Do you know how the story of this Decalogue ends?  It ends with a fervent prayer and appeal on the part of Moses, the great lawgiver.  Listen to it.  “O that there were such an heart in them, that they would fear Me, and keep My commandments always, that it might be well with them, and with their children forever!” [Deuteronomy 5:29]. 

If I love God first, foremost, God will add to me every other gracious thing that heart could desire.  “Seek ye first the kingdom of heaven; and all of these things shall be added unto you” [Matthew 6:33].   If I love God first, God will bless my house and my family and my people in their generations [Deuteronomy 28:1-14].  But if I turn aside in my affections and love from the Lord, God removes His blessing on me, and I find the judgment in my children and their children [Deuteronomy 28:15-68].  O Lord, how it makes the soul tremble, tremble, tremble before God [Hebrews 10:31].  Lord, help, and forgive, and bless, and lift up, and sustain, and guide.  Lord, remember Thy people.
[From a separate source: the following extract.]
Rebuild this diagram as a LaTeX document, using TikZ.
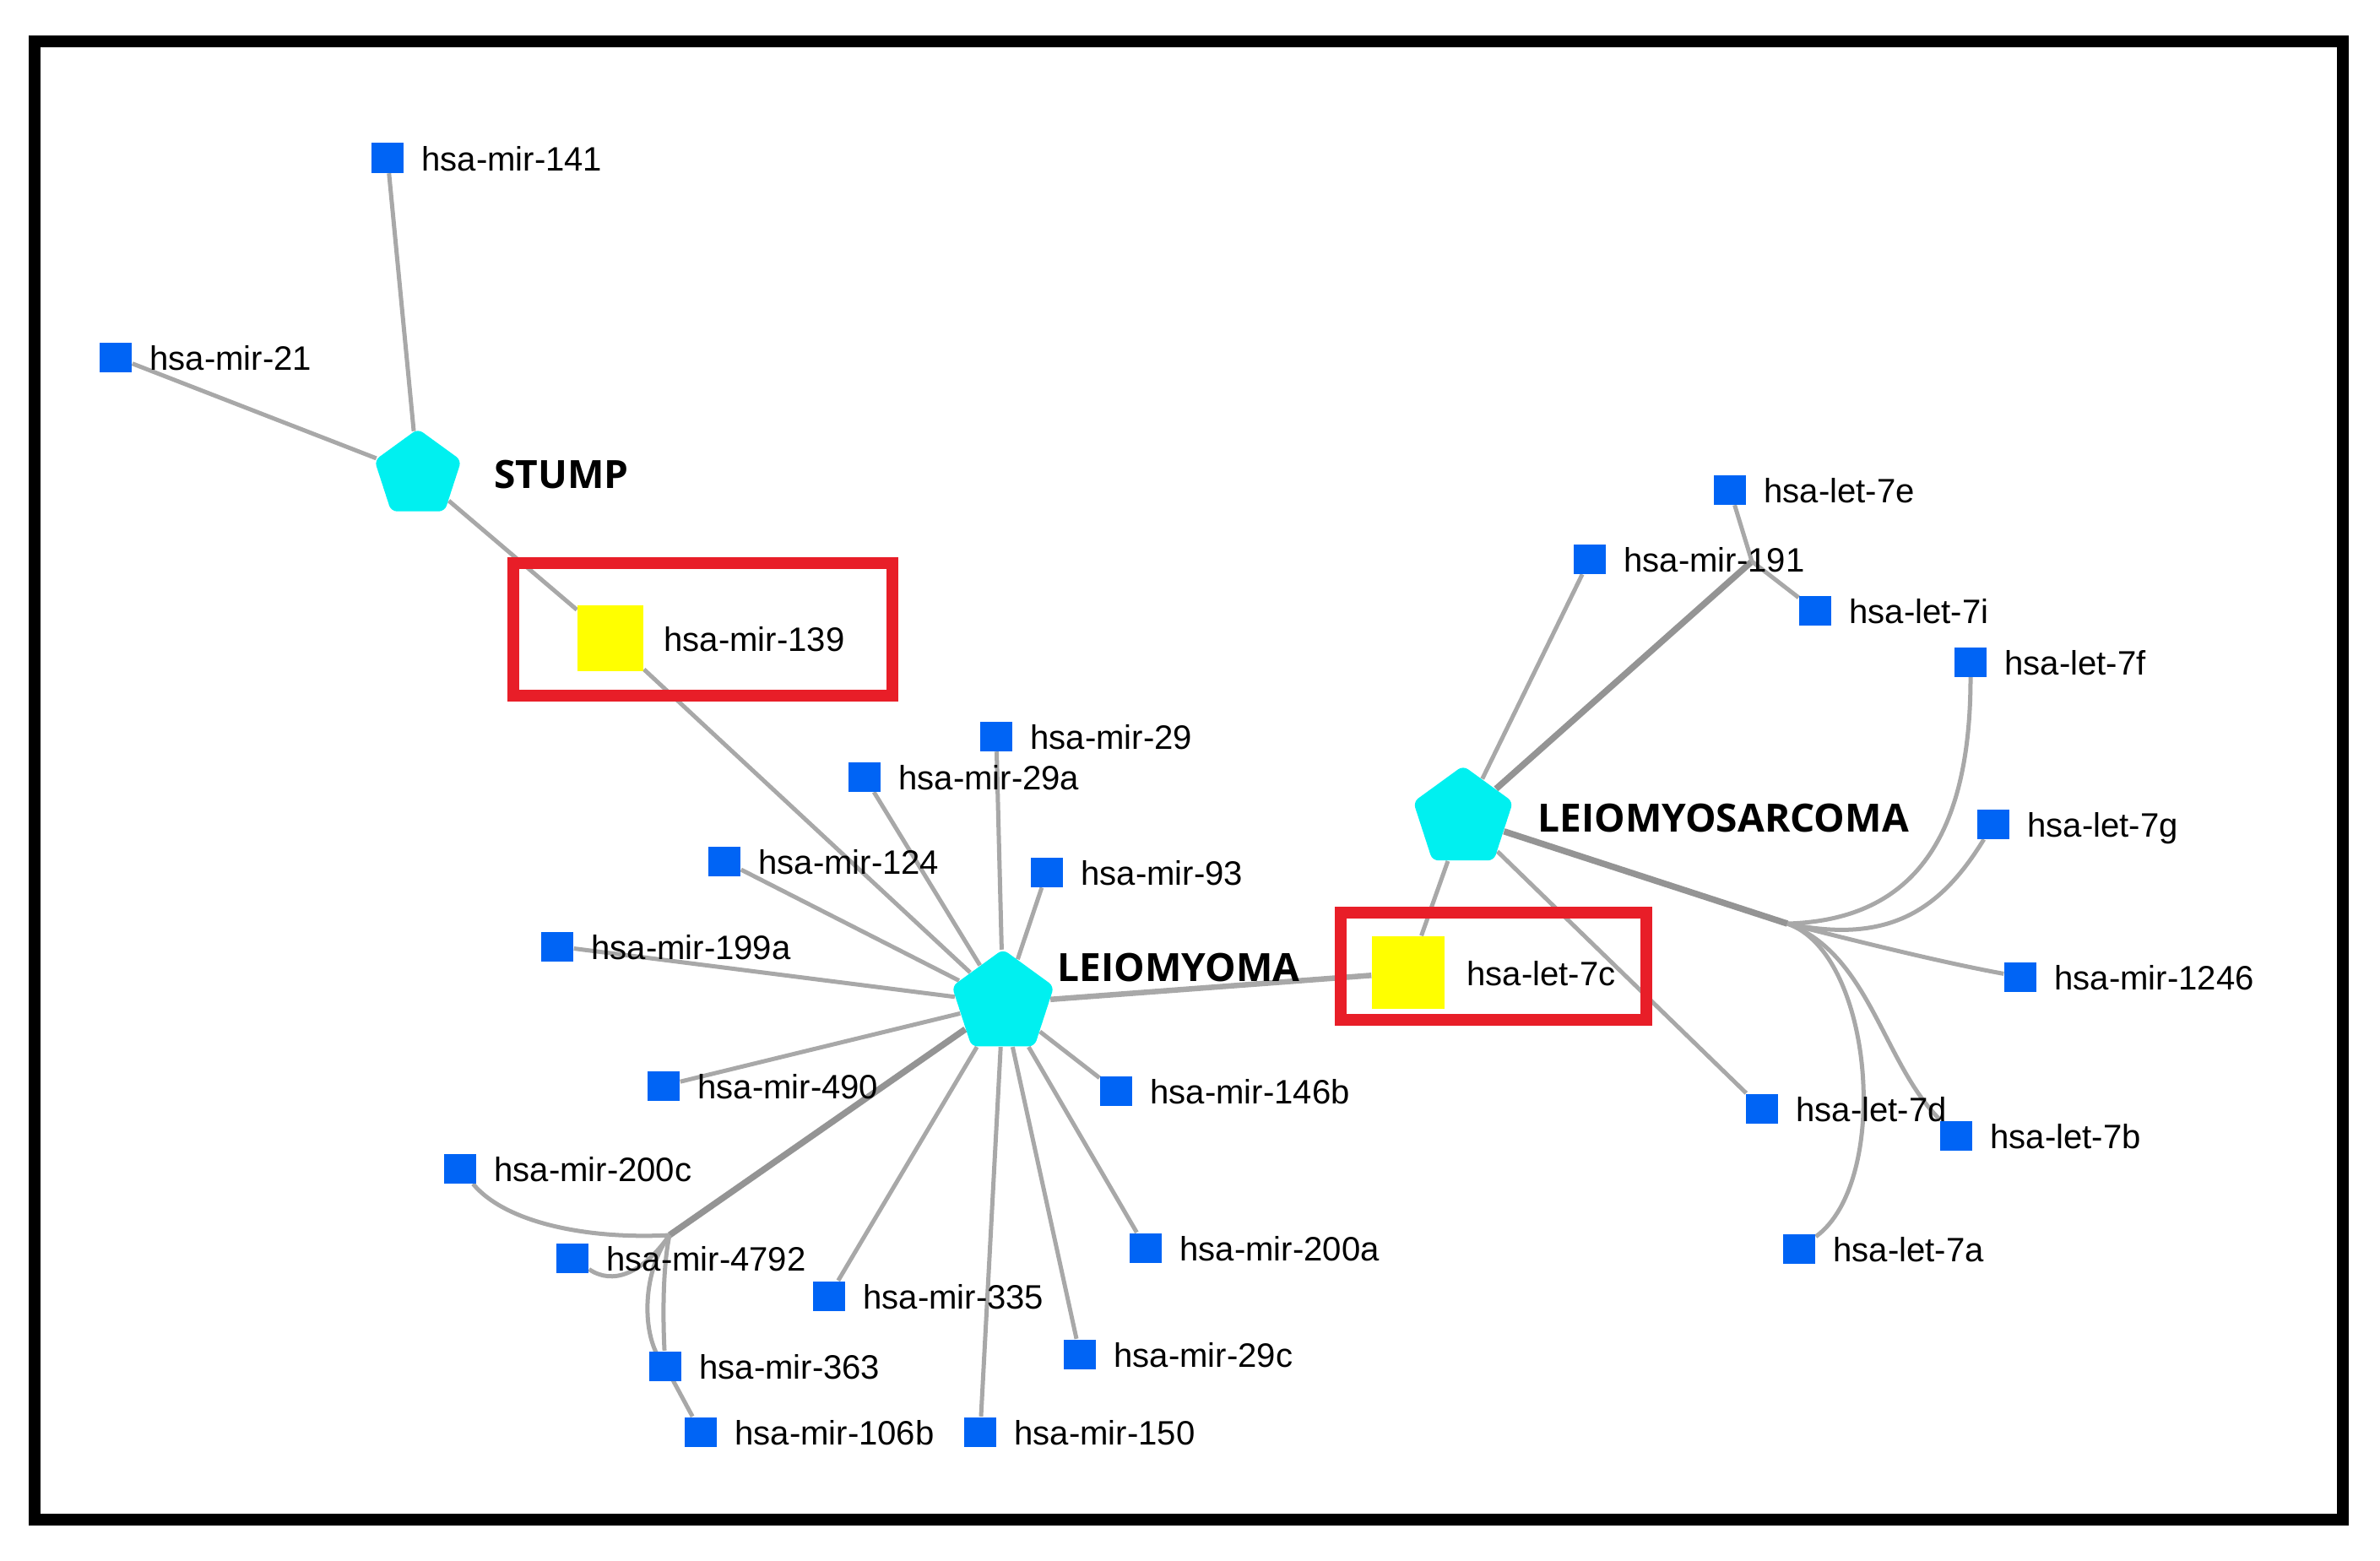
\documentclass[tikz,border=0pt]{standalone}
\usepackage{fontspec}
\setmainfont{Liberation Sans}
\newfontfamily\diseasefont{Open Sans}
\usetikzlibrary{shapes.geometric,backgrounds}
\definecolor{mirblue}{RGB}{0,100,245}
\definecolor{discyan}{RGB}{0,240,240}
\definecolor{hityellow}{RGB}{255,255,0}
\definecolor{boxred}{RGB}{232,30,40}
\definecolor{edgegray}{RGB}{168,168,168}
\tikzstyle{lbl} = [font=\fontsize{11.4}{13}\selectfont, inner sep=0pt, text height=.3cm, text depth=0cm]
\tikzstyle{biglbl} = [font=\diseasefont\bfseries\fontsize{13.1}{15}\selectfont, inner sep=0pt]
\tikzstyle{mirna} = [rectangle, fill=mirblue, minimum width=.38cm, minimum height=.35cm, inner sep=0pt]
\tikzstyle{hit} = [rectangle, fill=hityellow, inner sep=0pt]
\tikzstyle{disease} = [regular polygon, regular polygon sides=5, fill=discyan, inner sep=0pt, rounded corners=2pt]
\tikzstyle{edge} = [draw=edgegray, line width=.05cm]
\tikzstyle{bundle} = [draw=edgegray!88!black, line width=.075cm]
\tikzstyle{redbox} = [draw=boxred, line width=.14cm]
\newcommand{\mir}[3]{\node [mirna, label={[lbl, label distance=.2cm]right:#3}] (#1) at (#2) {};}

\begin{document}
\begin{tikzpicture}[x=0.01cm, y=-0.01cm]
	\useasboundingbox (0,0) rectangle (2819,1848);
	\draw[line width=.14cm] (41,49) rectangle (2775,1800);
	% diseases
	\node [disease, minimum size=1.08cm, label={[biglbl, label distance=.43cm]right:STUMP}] (stump) at (495,562) {};
	\node [disease, minimum size=1.27cm, label={[biglbl, label distance=.09cm, yshift=.42cm]right:LEIOMYOMA}] (leio) at (1188,1188) {};
	\node [disease, minimum size=1.24cm, label={[biglbl, label distance=.34cm]right:LEIOMYOSARCOMA}] (lms) at (1733,969) {};
	% shared mirnas
	\node [hit, minimum size=.78cm, label={[lbl, label distance=.23cm]right:hsa-mir-139}] (m139) at (723,756) {};
	\node [hit, minimum size=.86cm, label={[lbl, label distance=.25cm]right:hsa-let-7c}] (l7c) at (1668,1152) {};
	\draw[redbox] (608,667) rectangle (1057,824);
	\draw[redbox] (1588,1081) rectangle (1950,1208);
	% stump
	\mir{m141}{459,187}{hsa-mir-141}
	\mir{m21}{137,423}{hsa-mir-21}
	% leiomyoma
	\mir{m29}{1180,872}{hsa-mir-29}
	\mir{m29a}{1024,920}{hsa-mir-29a}
	\mir{m124}{858,1020}{hsa-mir-124}
	\mir{m93}{1240,1033}{hsa-mir-93}
	\mir{m199a}{660,1121}{hsa-mir-199a}
	\mir{m490}{786,1286}{hsa-mir-490}
	\mir{m146b}{1322,1292}{hsa-mir-146b}
	\mir{m200c}{545,1384}{hsa-mir-200c}
	\mir{m4792}{678,1490}{hsa-mir-4792}
	\mir{m200a}{1357,1478}{hsa-mir-200a}
	\mir{m335}{982,1535}{hsa-mir-335}
	\mir{m29c}{1279,1604}{hsa-mir-29c}
	\mir{m363}{788,1618}{hsa-mir-363}
	\mir{m106b}{830,1696}{hsa-mir-106b}
	\mir{m150}{1161,1696}{hsa-mir-150}
	% leiomyosarcoma
	\mir{l7e}{2049,580}{hsa-let-7e}
	\mir{m191}{1883,662}{hsa-mir-191}
	\mir{l7i}{2150,723}{hsa-let-7i}
	\mir{l7f}{2334,784}{hsa-let-7f}
	\mir{l7g}{2361,976}{hsa-let-7g}
	\mir{m1246}{2393,1157}{hsa-mir-1246}
	\mir{l7d}{2087,1313}{hsa-let-7d}
	\mir{l7b}{2317,1345}{hsa-let-7b}
	\mir{l7a}{2131,1479}{hsa-let-7a}
	\begin{pgfonlayer}{background}
		\draw[edge] (stump) -- (m141);
		\draw[edge] (stump) -- (m21);
		\draw[edge] (stump) -- (m139);
		\draw[edge] (m139) -- (leio);
		\draw[edge] (leio) -- (m29);
		\draw[edge] (leio) -- (m29a);
		\draw[edge] (leio) -- (m124);
		\draw[edge] (leio) -- (m93);
		\draw[edge] (leio) -- (m199a);
		\draw[edge] (leio) -- (m490);
		\draw[edge] (leio) -- (m146b);
		\draw[edge] (leio) -- (m200a);
		\draw[edge] (leio) -- (m335);
		\draw[edge] (leio) -- (m29c);
		\draw[edge] (leio) -- (m150);
		\draw[edge, line width=.065cm] (leio) -- (l7c);
		\draw[edge] (l7c) -- (lms);
		\draw[edge] (lms) -- (m191);
		\draw[edge] (lms) -- (l7d);
		% bundled edges
		\coordinate (bndL) at (793,1463);
		\coordinate (bndT) at (2075,665);
		\coordinate (bndR) at (2117,1094);
		\draw[bundle] (leio) -- (bndL);
		\draw[edge] (bndL) .. controls (700,1468) and (600,1450) .. (m200c);
		\draw[edge] (bndL) .. controls (760,1510) and (725,1522) .. (m4792);
		\draw[edge] (bndL) .. controls (785,1500) and (785,1560) .. (m363);
		\draw[edge] (bndL) .. controls (758,1510) and (760,1590) .. (m363.center) -- (m106b);
		\draw[bundle] (lms) -- (bndT);
		\draw[edge] (bndT) -- (l7e);
		\draw[edge] (bndT) -- (l7i);
		\draw[bundle] (lms) -- (bndR);
		\draw[edge] (bndR) .. controls (2260,1090) and (2334,1000) .. (l7f);
		\draw[edge] (bndR) .. controls (2240,1120) and (2300,1075) .. (l7g);
		\draw[edge] (bndR) .. controls (2200,1115) and (2300,1140) .. (m1246);
		\draw[edge] (bndR) .. controls (2215,1130) and (2230,1260) .. (l7b);
		\draw[edge] (bndR) .. controls (2220,1130) and (2240,1400) .. (l7a);
	\end{pgfonlayer}
\end{tikzpicture}
\end{document}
And in this appeal we make this morning to you, give your heart to the Lord.  Enthrone Him in your soul.  Come, come, come.  A family you, into the fellowship of the church; a couple you, putting your lives together in the Lord; one somebody you, “Today, I open my heart to God.  I invite Him into my life.  I shall make room for Jesus.”  Do it.  Do it.  In the balcony round, on this lower floor, into the aisle and down to the lower front, come.  On the first note of the first stanza, come.  And the Lord bless you in the way.  Make the decision now, and when you stand up in a moment, stand up coming.  Young man, young woman, you; boy, girl, you; father, mother, you; whole family you, while we sing this song of appeal, come now.  Do it now.  Make it now, while we stand and while we sing.